Re: Using UTF-8 for non-ASCII Characters in URLs

Dan Oscarsson (
Wed, 30 Apr 1997 10:45:20 +0200 (MET DST)

Date: Wed, 30 Apr 1997 10:45:20 +0200 (MET DST)
From: Dan Oscarsson <>
Message-Id: <>
Subject: Re: Using UTF-8 for non-ASCII Characters in URLs

> > This is not right. A directory listing service generates a html document
> > that is sent back to the web browser. All URLs within a html document
> > should use the same character set as the document uses. That is, 
> > if the document uses iso 8859-1, the URLs will be in iso 8859-1, and
> > if the document is in UTF-8, the URLs will be in UTF-8.
> Dan, for each item in a directory listing, there are two entries.
> <A HREF="this-is-the-URL">this-is-what-the-user-sees</A>
> The URL in the 'this-is-the-URL' part should use hex-encoded-UTF8,
> no matter what the user sees.

If you use hex-encoding, yes. But NOT if you use the native character set
of the document. In that case, the 'this-is-the-URL' part must
use the same character set as the rest of the html document. Raw UTF-8
may only be used in a UTF-8 encoded html document, not in a iso 8859-1
encoded document.

A large amount of html documents are hand written in a text editor. A user
can not be expected to use a different encoding when typing the URLs
in a document.

But I agree that if hex-encoded characters are found in a URL they
should be UTF-8 otherwise it would be unclear what encoding is used
for hex-encoded URLs in a ascii-only html document.

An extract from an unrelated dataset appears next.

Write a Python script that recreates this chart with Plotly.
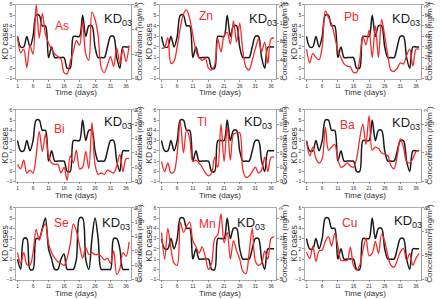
import plotly.graph_objects as go

days = list(range(1, 38))
x_tick_vals = [1, 6, 11, 16, 21, 26, 31, 36]

# KD cases (KD03) - black line, left axis
kd03 = [3, 2, 2, 3, 2, 3, 5, 5, 4, 4, 1, 2, 1, 1, 1, 1, 0, 0, 3, 3,
        3, 5, 3, 4, 4, 2, 1, 1, 1, 2, 3, 3, 1, 0, 2, 2, 2]
kd03_se = [1, 0, 3, 3, 0, 0, 3, 3, 4, 5, 2, 1, 0, 0, 1, 1.5, 0, 0, 0, 1,
           5, 5, 1, 0, 3, 5, 3, 0, 0, 0, 0, 3, 3, 2, 0, 0, 0]

# Concentrations (ng/m3) - red line, right axis
as_conc = [3.4, 2.1, 2.4, 0.9, 2.7, 2.0, 6.0, 3.3, 5.3, 3.6, 2.9, 2.4, 2.0, 1.8, 1.6, 0.5, 0.4, 1.4, 2.2, 3.1,
           2.7, 4.6, 2.0, 1.5, 5.4, 4.8, 3.5, 0.9, 0.5, 1.1, 1.8, 1.0, 2.5, 1.2, 2.4, 1.4, 2.7]
zn_conc = [65, 68, 89, 33, 38, 70, 110, 140, 148, 130, 95, 60, 45, 40, 44, 23, 19, 30, 86, 58,
           93, 100, 75, 125, 79, 120, 60, 25, 19, 40, 65, 86, 58, 79, 33, 86, 88]
pb_conc = [28, 15, 24, 20, 18, 30, 64, 58, 52, 40, 27, 20, 14, 12, 11, 6, 6, 18, 40, 32,
           46, 20, 50, 20, 56, 40, 22, 8, 7, 10, 15, 14, 22, 28, 12, 28, 28]
bi_conc = [0.6, 0.45, 0.75, 0.3, 0.4, 0.3, 0.9, 1.75, 1.05, 1.65, 0.9, 0.65, 0.6, 0.6, 0.3, 0.5, 0.05, 0.9, 0.65, 1.1,
           0.45, 0.5, 1.05, 0.45, 2.05, 0.6, 0.25, 0.3, 0.25, 0.4, 0.35, 0.3, 0.55, 0.95, 0.35, 0.8, 0.8]
tl_conc = [0.14, 0.07, 0.13, 0.06, 0.07, 0.2, 0.42, 0.2, 0.36, 0.3, 0.14, 0.15, 0.13, 0.1, 0.06, 0.04, 0.06, 0.17, 0.1, 0.4,
           0.14, 0.38, 0.15, 0.33, 0.34, 0.34, 0.08, 0.03, 0.04, 0.07, 0.1, 0.06, 0.08, 0.17, 0.07, 0.17, 0.17]
ba_conc = [14, 9, 12, 8, 6.5, 8, 19, 11, 12, 13, 8, 5, 5.5, 6.5, 5.5, 5, 8, 15, 20, 13,
           23, 11, 12, 11.5, 10, 9.5, 9, 5.5, 4.5, 9, 15, 12, 7, 6.5, 8, 10.5, 11]
se_conc = [0.75, 0.45, 0.75, 0.42, 0.4, 0.75, 1.4, 1.1, 1.4, 1.55, 1.0, 0.75, 0.6, 0.5, 0.45, 0.4, 0.6, 1.0, 1.55, 1.35,
           0.95, 0.6, 0.9, 0.7, 0.75, 0.7, 0.7, 0.65, 0.55, 0.6, 0.45, 0.8, 0.15, 0.3, 0.75, 0.65, 1.05]
mn_conc = [28, 15, 30, 20, 13, 12, 33, 28, 31, 33, 24, 21, 18, 21, 16, 10, 13, 25, 27, 37,
           23, 28, 15, 24, 19, 15, 9, 8, 18, 30, 14, 12, 13, 19, 15, 25, 26]
cu_conc = [5.8, 4.4, 7.0, 3.8, 6.0, 6.2, 8.0, 9.0, 7.0, 9.6, 7.0, 4.0, 4.0, 4.0, 6.8, 3.0, 2.0, 3.0, 6.0, 8.6,
           5.0, 5.5, 8.0, 5.5, 9.5, 8.0, 5.0, 3.0, 2.6, 4.0, 5.8, 6.5, 4.0, 5.5, 3.0, 4.5, 5.5]

elements = ["As", "Zn", "Pb", "Bi", "Tl", "Ba", "Se", "Mn", "Cu"]
conc_series = [as_conc, zn_conc, pb_conc, bi_conc, tl_conc, ba_conc, se_conc, mn_conc, cu_conc]
kd_series = [kd03, kd03, kd03, kd03, kd03, kd03, kd03_se, kd03, kd03]
right_ticks = [
    [0, 2, 4, 6],
    [0, 40, 80, 120, 160],
    [0, 10, 20, 30, 40, 50, 60, 70],
    [0.0, 0.5, 1.0, 1.5, 2.0, 2.5],
    [0.0, 0.1, 0.2, 0.3, 0.4, 0.5],
    [0, 10, 20],
    [0.0, 0.4, 0.8, 1.2, 1.6, 2.0],
    [5, 15, 25, 35],
    [0, 5, 10, 15],
]
right_ranges = [[0, 6], [0, 160], [0, 70], [0, 2.5], [0, 0.5], [0, 25], [0, 2.0], [5, 40], [0, 15]]
right_fmt = ["", "", "", ".1f", ".1f", "", ".1f", "", ""]

W, H = 440, 299
col_x = [(16, 131), (160, 276), (305, 421)]
row_y = [(1.7, 77.3), (109, 182.3), (209, 282.3)]
el_off = [(37, 22), (37, 12), (37, 13), (36, 20), (35, 12), (33, 15), (36, 15), (37, 17), (35, 15)]
kd_off = [(86, 15), (87, 15), (85, 15), (86, 13), (82, 13), (85, 14), (84, 16), (75, 16), (87, 14)]

FONT = "Arial, Liberation Sans, sans-serif"
BLACK = "#1a1a1a"
RED = "#f42a2a"
AX = "#9a9a9a"

fig = go.Figure()
layout = dict(width=W, height=H, margin=dict(l=0, r=0, t=0, b=0), autosize=False,
              paper_bgcolor="white", plot_bgcolor="white", showlegend=False,
              font=dict(family=FONT, color="#333"))
annotations = []

def px(x):
    return x / W

def py(y):
    return 1 - y / H

for i in range(9):
    r, c = divmod(i, 3)
    x0, x1 = col_x[c]
    y0, y1 = row_y[r]
    k = i + 1
    xa = "x" if k == 1 else f"x{k}"
    yl_n = 2 * i + 1
    yr_n = 2 * i + 2
    yl = "y" if yl_n == 1 else f"y{yl_n}"
    yr = f"y{yr_n}"
    xkey = "xaxis" if k == 1 else f"xaxis{k}"
    ylkey = "yaxis" if yl_n == 1 else f"yaxis{yl_n}"
    yrkey = f"yaxis{yr_n}"

    fig.add_trace(go.Scatter(x=days, y=kd_series[i], mode="lines", xaxis=xa, yaxis=yl,
                             line=dict(color=BLACK, width=1.5, shape="spline", smoothing=0.9),
                             hoverinfo="skip"))
    fig.add_trace(go.Scatter(x=days, y=conc_series[i], mode="lines", xaxis=xa, yaxis=yr,
                             line=dict(color=RED, width=1.3, shape="spline", smoothing=0.9),
                             hoverinfo="skip"))

    common = dict(showline=True, linecolor=AX, linewidth=0.8, ticks="outside", ticklen=2,
                  tickwidth=0.6, tickcolor="#555", showgrid=False, zeroline=False,
                  tickfont=dict(size=5, color="#333", family=FONT))
    layout[xkey] = dict(domain=[px(x0), px(x1)], anchor=yl, range=[0.5, 37.6],
                        tickvals=x_tick_vals, mirror=True, **common)
    layout[ylkey] = dict(domain=[py(y1), py(y0)], anchor=xa, range=[-1, 6],
                         tickvals=[-1, 0, 1, 2, 3, 4, 5, 6], mirror=True, **common)
    layout[yrkey] = dict(overlaying=yl, side="right", anchor=xa, range=right_ranges[i],
                         tickvals=right_ticks[i], tickformat=right_fmt[i], **common)

    ex, ey = el_off[i]
    annotations.append(dict(x=px(x0 + ex), y=py(y0 + ey), xref="paper", yref="paper",
                            text=elements[i], showarrow=False, xanchor="left", yanchor="middle",
                            font=dict(size=12, color=RED, family=FONT)))
    kx, ky = kd_off[i]
    annotations.append(dict(x=px(x0 + kx), y=py(y0 + ky), xref="paper", yref="paper",
                            text="KD<sub>03</sub>", showarrow=False, xanchor="left", yanchor="middle",
                            font=dict(size=13, color=BLACK, family=FONT)))
    annotations.append(dict(x=px(x0 - 11), y=py((y0 + y1) / 2), xref="paper", yref="paper",
                            text="KD cases", textangle=-90, showarrow=False,
                            xanchor="center", yanchor="middle",
                            font=dict(size=8.5, color="#333", family=FONT)))
    annotations.append(dict(x=px(x1 + 7), y=py((y0 + y1) / 2), xref="paper", yref="paper",
                            text="Concentration (ng/m<sup>3</sup>)", textangle=-90, showarrow=False,
                            xanchor="center", yanchor="middle",
                            font=dict(size=8, color="#333", family=FONT)))
    annotations.append(dict(x=px((x0 + x1) / 2 + 2), y=py(y1 + 14.5), xref="paper", yref="paper",
                            text="Time (days)", showarrow=False, xanchor="center", yanchor="middle",
                            font=dict(size=8, color="#333", family=FONT)))

layout["annotations"] = annotations
fig.update_layout(**layout)
fig.write_html("out.html", config={"displayModeBar": False, "staticPlot": True},
               post_script="document.body.style.margin='0px';document.body.style.padding='0px';")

But a ascii-only
document may not contain any 8-bit characters in a URL as there is no
defined character set for them. 

To use native encoding in URLs in known context and hex-encoded UTF-8
in other places and, if you want, in known context is what I understand
others on the list also wants. If we cannot use native encoding when
typing in our URLs in our html documents very little is won.